* **Dataset records**
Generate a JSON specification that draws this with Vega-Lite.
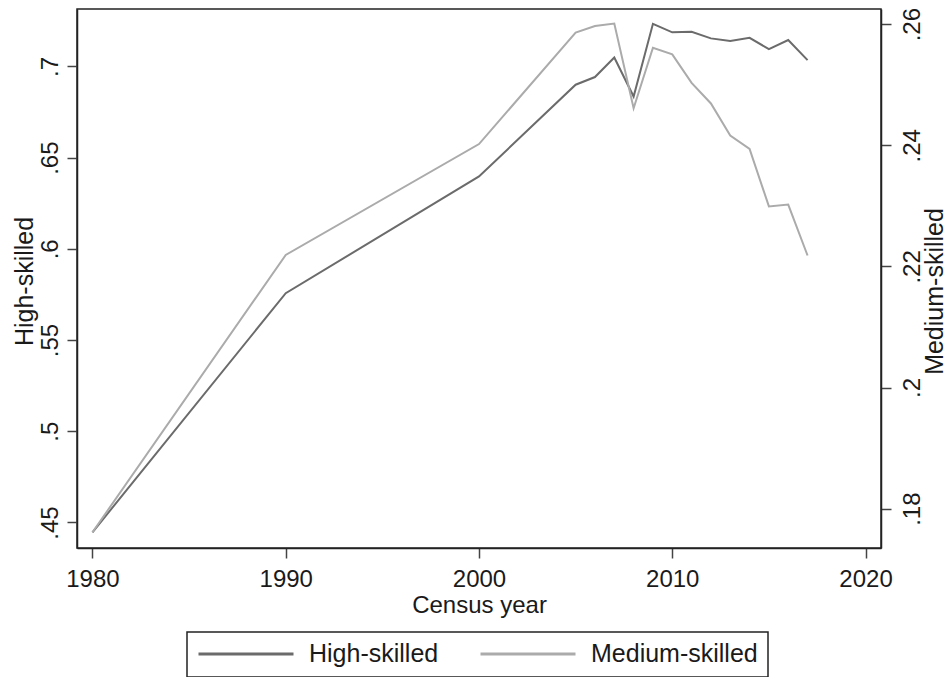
{
  "$schema": "https://vega.github.io/schema/vega-lite/v6.json",
  "width": 804,
  "height": 539,
  "autosize": {"type": "none"},
  "padding": {"left": 77, "top": 9, "right": 67, "bottom": 129},
  "background": "white",
  "config": {
    "font": "Liberation Sans",
    "view": {"stroke": "#222222", "strokeWidth": 1.5},
    "axis": {
      "grid": false,
      "domainColor": "#222222",
      "domainWidth": 1.5,
      "tickColor": "#444444",
      "tickWidth": 1.5,
      "tickSize": 10,
      "labelFontSize": 24,
      "labelColor": "#1a1a1a",
      "titleFontSize": 24,
      "titleFontWeight": "normal",
      "titleColor": "#1a1a1a",
      "labelFlush": false,
      "labelOverlap": false,
      "labelBound": false
    }
  },
  "data": {
    "values": [
      {"year": 1980, "series": "High-skilled", "value": 0.4446},
      {"year": 1990, "series": "High-skilled", "value": 0.5757},
      {"year": 2000, "series": "High-skilled", "value": 0.6397},
      {"year": 2005, "series": "High-skilled", "value": 0.6900},
      {"year": 2006, "series": "High-skilled", "value": 0.6942},
      {"year": 2007, "series": "High-skilled", "value": 0.7049},
      {"year": 2008, "series": "High-skilled", "value": 0.6835},
      {"year": 2009, "series": "High-skilled", "value": 0.7234},
      {"year": 2010, "series": "High-skilled", "value": 0.7187},
      {"year": 2011, "series": "High-skilled", "value": 0.7190},
      {"year": 2012, "series": "High-skilled", "value": 0.7154},
      {"year": 2013, "series": "High-skilled", "value": 0.7139},
      {"year": 2014, "series": "High-skilled", "value": 0.7157},
      {"year": 2015, "series": "High-skilled", "value": 0.7095},
      {"year": 2016, "series": "High-skilled", "value": 0.7145},
      {"year": 2017, "series": "High-skilled", "value": 0.7035},
      {"year": 1980, "series": "Medium-skilled", "value": 0.1761},
      {"year": 1990, "series": "Medium-skilled", "value": 0.2219},
      {"year": 2000, "series": "Medium-skilled", "value": 0.2402},
      {"year": 2005, "series": "Medium-skilled", "value": 0.2586},
      {"year": 2006, "series": "Medium-skilled", "value": 0.2597},
      {"year": 2007, "series": "Medium-skilled", "value": 0.2601},
      {"year": 2008, "series": "Medium-skilled", "value": 0.2461},
      {"year": 2009, "series": "Medium-skilled", "value": 0.2561},
      {"year": 2010, "series": "Medium-skilled", "value": 0.2550},
      {"year": 2011, "series": "Medium-skilled", "value": 0.2503},
      {"year": 2012, "series": "Medium-skilled", "value": 0.2469},
      {"year": 2013, "series": "Medium-skilled", "value": 0.2416},
      {"year": 2014, "series": "Medium-skilled", "value": 0.2394},
      {"year": 2015, "series": "Medium-skilled", "value": 0.2299},
      {"year": 2016, "series": "Medium-skilled", "value": 0.2302},
      {"year": 2017, "series": "Medium-skilled", "value": 0.2218}
    ]
  },
  "encoding": {
    "x": {
      "field": "year",
      "type": "quantitative",
      "scale": {"domain": [1979.2, 2020.8], "nice": false, "zero": false},
      "axis": {
        "title": "Census year",
        "values": [1980, 1990, 2000, 2010, 2020],
        "format": "d",
        "labelPadding": 9,
        "labelBaseline": "top",
        "titleX": 402,
        "titleY": 57,
        "titleAlign": "center",
        "titleBaseline": "middle"
      }
    },
    "color": {
      "field": "series",
      "type": "nominal",
      "scale": {"domain": ["High-skilled", "Medium-skilled"], "range": ["#6b6b6b", "#ababab"]},
      "legend": {
        "title": null,
        "orient": "none",
        "legendX": 110,
        "legendY": 623,
        "direction": "horizontal",
        "columns": 2,
        "symbolType": "stroke",
        "symbolSize": 9025,
        "symbolStrokeWidth": 3,
        "clipHeight": 24,
        "labelFontSize": 25,
        "labelLimit": 400,
        "labelColor": "#1a1a1a",
        "labelOffset": 14,
        "columnPadding": 40,
        "padding": 10,
        "strokeColor": "#222222",
        "fillColor": "white",
        "encode": {"legend": {"update": {"strokeWidth": {"value": 1.5}}}}
      }
    }
  },
  "layer": [
    {
      "transform": [{"filter": "datum.series === 'High-skilled'"}],
      "mark": {"type": "line", "strokeWidth": 2},
      "encoding": {
        "y": {
          "field": "value",
          "type": "quantitative",
          "scale": {"domain": [0.436, 0.7315], "nice": false, "zero": false},
          "axis": {
            "orient": "left",
            "title": "High-skilled",
            "values": [0.45, 0.5, 0.55, 0.6, 0.65, 0.7],
            "labelExpr": "replace(format(datum.value, '.2~f'), '0.', '.')",
            "labelAngle": 270,
            "labelAlign": "center",
            "labelBaseline": "alphabetic",
            "labelPadding": 10,
            "titleFontSize": 25,
            "titleAngle": 270,
            "titleX": -53,
            "titleY": 272,
            "titleAlign": "center",
            "titleBaseline": "middle"
          }
        }
      }
    },
    {
      "transform": [{"filter": "datum.series === 'Medium-skilled'"}],
      "mark": {"type": "line", "strokeWidth": 2},
      "encoding": {
        "y": {
          "field": "value",
          "type": "quantitative",
          "scale": {"domain": [0.1735, 0.2625], "nice": false, "zero": false},
          "axis": {
            "orient": "right",
            "title": "Medium-skilled",
            "values": [0.18, 0.2, 0.22, 0.24, 0.26],
            "labelExpr": "replace(format(datum.value, '.2~f'), '0.', '.')",
            "labelAngle": 270,
            "labelAlign": "center",
            "labelBaseline": "top",
            "labelPadding": 9,
            "titleFontSize": 25,
            "titleAngle": 270,
            "titleX": 53,
            "titleY": 282,
            "titleAlign": "center",
            "titleBaseline": "middle"
          }
        }
      }
    }
  ],
  "resolve": {"scale": {"y": "independent"}}
}
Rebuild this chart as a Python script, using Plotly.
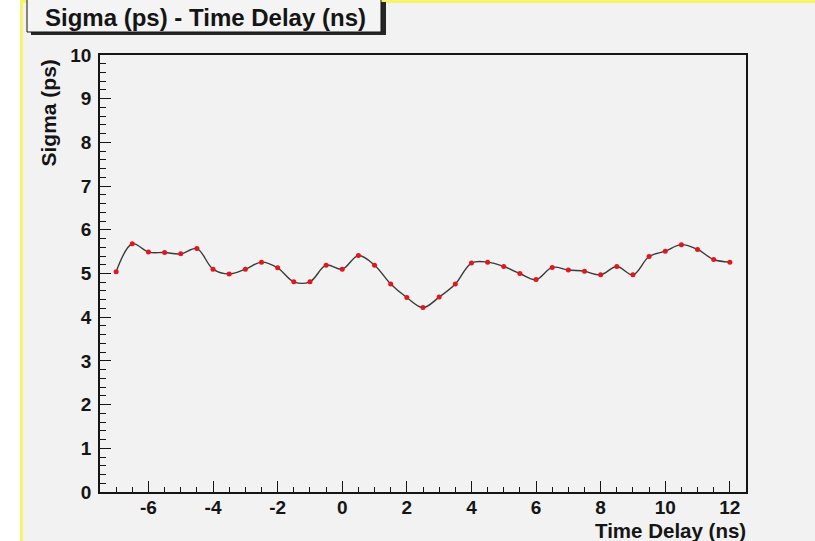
import plotly.graph_objects as go

# Data
time_delay = [-7.0, -6.5, -6.0, -5.5, -5.0, -4.5, -4.0, -3.5, -3.0, -2.5,
              -2.0, -1.5, -1.0, -0.5, 0.0, 0.5, 1.0, 1.5, 2.0, 2.5,
              3.0, 3.5, 4.0, 4.5, 5.0, 5.5, 6.0, 6.5, 7.0, 7.5,
              8.0, 8.5, 9.0, 9.5, 10.0, 10.5, 11.0, 11.5, 12.0]
sigma = [5.04, 5.68, 5.49, 5.48, 5.45, 5.57, 5.10, 4.99, 5.10, 5.26,
         5.13, 4.81, 4.81, 5.19, 5.10, 5.41, 5.19, 4.76, 4.45, 4.22,
         4.46, 4.76, 5.24, 5.26, 5.16, 5.00, 4.86, 5.14, 5.08, 5.05,
         4.97, 5.16, 4.97, 5.39, 5.51, 5.66, 5.55, 5.32, 5.26]

x_tick_vals = [-6, -4, -2, 0, 2, 4, 6, 8, 10, 12]
x_tick_text = ["-6", "-4", "-2", "0", "2", "4", "6", "8", "10", "12"]
y_tick_vals = [0, 1, 2, 3, 4, 5, 6, 7, 8, 9, 10]
y_tick_text = ["0", "1", "2", "3", "4", "5", "6", "7", "8", "9", "10"]

title_text = "Sigma (ps) - Time Delay (ns)"
x_title = "Time Delay (ns)"
y_title = "Sigma (ps)"

W, H = 815, 541
L, R, T, B = 100, 746, 55, 492  # plot area in pixels


def px(x):
    return (x - L) / (R - L)


def py(y):
    return (B - y) / (B - T)


FONT = "Liberation Sans, Arial, Helvetica, sans-serif"
BG = "#f2f2f2"
INK = "#151515"

fig = go.Figure()
fig.add_trace(go.Scatter(
    x=time_delay, y=sigma, mode="lines+markers",
    line=dict(color="#3a3a3a", width=1.4, shape="spline", smoothing=1.0),
    marker=dict(color="#e8141b", size=5, line=dict(width=0)),
    showlegend=False, hoverinfo="x+y",
))

shapes = [
    # white strip on the left
    dict(type="rect", xref="paper", yref="paper", x0=px(-5), x1=px(20),
         y0=py(W), y1=py(-5), fillcolor="white", line=dict(width=0), layer="below"),
    # yellow left line
    dict(type="rect", xref="paper", yref="paper", x0=px(20), x1=px(23),
         y0=py(W), y1=py(-5), fillcolor="#f6f56a", line=dict(width=0), layer="below"),
    # yellow top band
    dict(type="rect", xref="paper", yref="paper", x0=px(20), x1=px(W + 5),
         y0=py(3), y1=py(-5), fillcolor="#f6f56a", line=dict(width=0), layer="below"),
    # title box shadow
    dict(type="rect", xref="paper", yref="paper", x0=px(31), x1=px(386),
         y0=py(35), y1=py(2), fillcolor="#262626", line=dict(width=0)),
    # title box
    dict(type="rect", xref="paper", yref="paper", x0=px(27), x1=px(381),
         y0=py(32), y1=py(-5), fillcolor="#f4f4f4", line=dict(color=INK, width=1)),
]

annotations = [
    dict(text="<b>%s</b>" % title_text, xref="paper", yref="paper",
         x=px(205), y=py(17), xanchor="center", yanchor="middle", showarrow=False,
         font=dict(family=FONT, size=24, color=INK)),
    dict(text="<b>%s</b>" % x_title, xref="paper", yref="paper",
         x=px(748), y=py(530), xanchor="right", yanchor="middle", showarrow=False,
         font=dict(family=FONT, size=20.5, color=INK)),
    dict(text="<b>%s</b>" % y_title, xref="paper", yref="paper", textangle=-90,
         x=px(48), y=py(58), xanchor="center", yanchor="top", showarrow=False,
         font=dict(family=FONT, size=21, color=INK)),
]

fig.update_layout(
    width=W, height=H,
    margin=dict(l=L, r=W - R, t=T, b=H - B, pad=0),
    paper_bgcolor=BG, plot_bgcolor=BG,
    font=dict(family=FONT, size=19, color=INK),
    shapes=shapes, annotations=annotations,
    xaxis=dict(range=[-7.5, 12.5], tickmode="array", tickvals=x_tick_vals,
               ticktext=x_tick_text, ticks="inside", ticklen=11,
               tickwidth=1, tickcolor=INK, showgrid=False, zeroline=False,
               showline=True, linecolor=INK, linewidth=1.5, mirror=True,
               tickfont=dict(family=FONT, size=19, color=INK, weight="bold"),
               ticklabelstandoff=-3,
               minor=dict(dtick=0.5, tick0=0, ticks="inside", ticklen=5,
                          tickcolor=INK, tickwidth=1, showgrid=False)),
    yaxis=dict(range=[0, 10], tickmode="array", tickvals=y_tick_vals,
               ticktext=y_tick_text, ticks="inside", ticklen=11,
               tickwidth=1, tickcolor=INK, showgrid=False, zeroline=False,
               showline=True, linecolor=INK, linewidth=1.5, mirror=True,
               tickfont=dict(family=FONT, size=19, color=INK, weight="bold"),
               ticklabelstandoff=3,
               minor=dict(dtick=0.2, tick0=0, ticks="inside", ticklen=6,
                          tickcolor=INK, tickwidth=1, showgrid=False)),
)

fig.write_html("out.html", config={"displayModeBar": False},
               post_script="document.body.style.margin='0px';document.body.style.overflow='hidden';")
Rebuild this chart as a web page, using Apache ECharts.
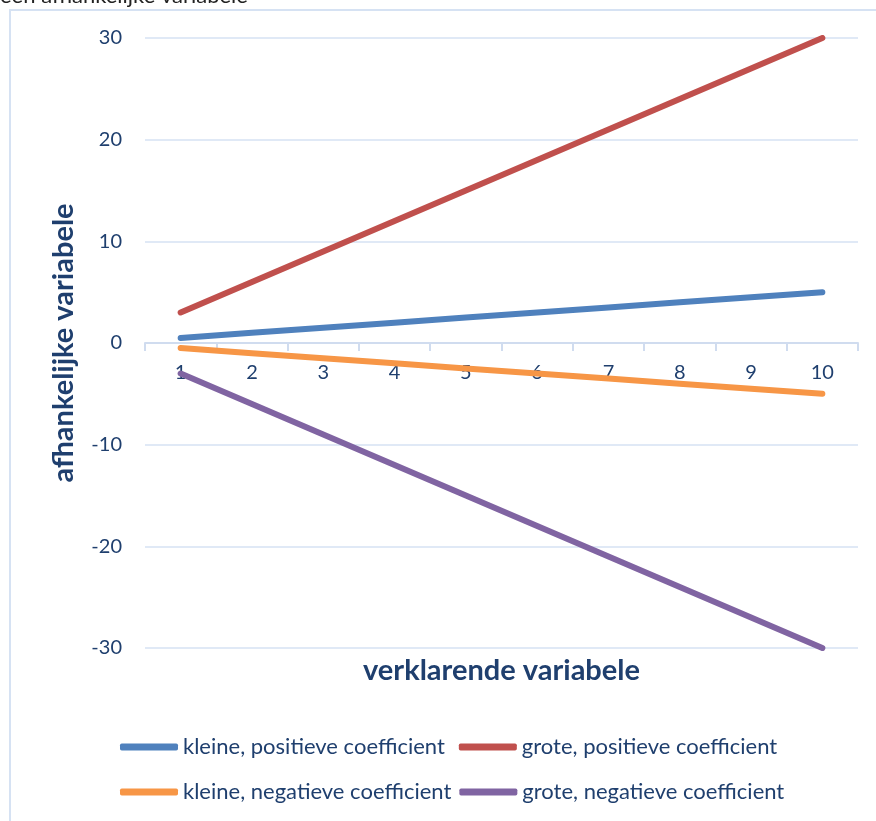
<!DOCTYPE html>
<html><head><meta charset="utf-8">
<script src="https://cdn.jsdelivr.net/npm/echarts@6/dist/echarts.min.js"></script>
<style>html,body{margin:0;padding:0;background:#fff}#c{width:876px;height:821px}</style>
</head><body><div id="c"></div>
<script>
const categories = ['1','2','3','4','5','6','7','8','9','10'];
const kleinePositief = [0.5,1,1.5,2,2.5,3,3.5,4,4.5,5];
const grotePositief = [3,6,9,12,15,18,21,24,27,30];
const kleineNegatief = [-0.5,-1,-1.5,-2,-2.5,-3,-3.5,-4,-4.5,-5];
const groteNegatief = [-3,-6,-9,-12,-15,-18,-21,-24,-27,-30];
const seriesNames = ['kleine, positieve coefficient','grote, positieve coefficient','kleine, negatieve coefficient','grote, negatieve coefficient'];
const colors = ['#4F81BD','#C0504D','#F79646','#8064A2'];
const textColor = '#1F3F6E';
const font = 'Lato, "Open Sans", sans-serif';
const chart = echarts.init(document.getElementById('c'));
const mk = (name, data, color) => ({
  name, type: 'line', data, symbol: 'none', smooth: false,
  lineStyle: {width: 6, color, cap: 'round'}, itemStyle: {color}
});
const legendBase = {
  left: 115, itemWidth: 58, itemHeight: 7, icon: 'roundRect',
  textStyle: {fontFamily: font, fontSize: 22, color: textColor}
};
chart.setOption({
  animation: false,
  color: colors,
  graphic: [
    {type: 'rect', shape: {x: 10, y: 10, width: 900, height: 900}, style: {fill: 'none', stroke: '#D6E2F3', lineWidth: 2}},
    {type: 'text', left: 0, top: -15, style: {text: 'een afhankelijke variabele', fontFamily: font, fontSize: 22, fill: '#222'}}
  ],
  grid: {left: 145, right: 18, top: 38, bottom: 173, outerBoundsMode: 'none', containLabel: false},
  legend: [
    Object.assign({}, legendBase, {top: 731, itemGap: 14, data: [seriesNames[0], seriesNames[1]]}),
    Object.assign({}, legendBase, {top: 776, itemGap: 8, data: [seriesNames[2], seriesNames[3]]})
  ],
  xAxis: {
    type: 'category', data: categories, boundaryGap: true, position: 'bottom', offset: -305,
    axisLine: {onZero: false, lineStyle: {color: '#D0DCEF', width: 2}},
    axisTick: {show: true, length: 8, lineStyle: {color: '#D0DCEF', width: 2}},
    axisLabel: {fontFamily: font, fontSize: 20, color: textColor, margin: 20},
    name: 'verklarende variabele', nameLocation: 'middle', nameGap: 313,
    nameTextStyle: {fontFamily: font, fontSize: 29, fontWeight: 'bold', color: textColor}
  },
  yAxis: {
    type: 'value', min: -30, max: 30, interval: 10,
    axisLine: {show: false}, axisTick: {show: false},
    splitLine: {lineStyle: {color: '#D6E2F3', width: 1.5}},
    axisLabel: {fontFamily: font, fontSize: 20, color: textColor, margin: 23},
    name: 'afhankelijke variabele', nameLocation: 'middle', nameGap: 67,
    nameTextStyle: {fontFamily: font, fontSize: 29, fontWeight: 'bold', color: textColor}
  },
  series: [
    mk(seriesNames[0], kleinePositief, colors[0]),
    mk(seriesNames[1], grotePositief, colors[1]),
    mk(seriesNames[2], kleineNegatief, colors[2]),
    mk(seriesNames[3], groteNegatief, colors[3])
  ]
});
</script></body></html>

* **Your objective**
Gather each line of the records holding the string "Rebuild".

* **Expected output**
Rebuild this chart as a Python script, using Plotly.
Rebuild this chart as a web page, using Apache ECharts.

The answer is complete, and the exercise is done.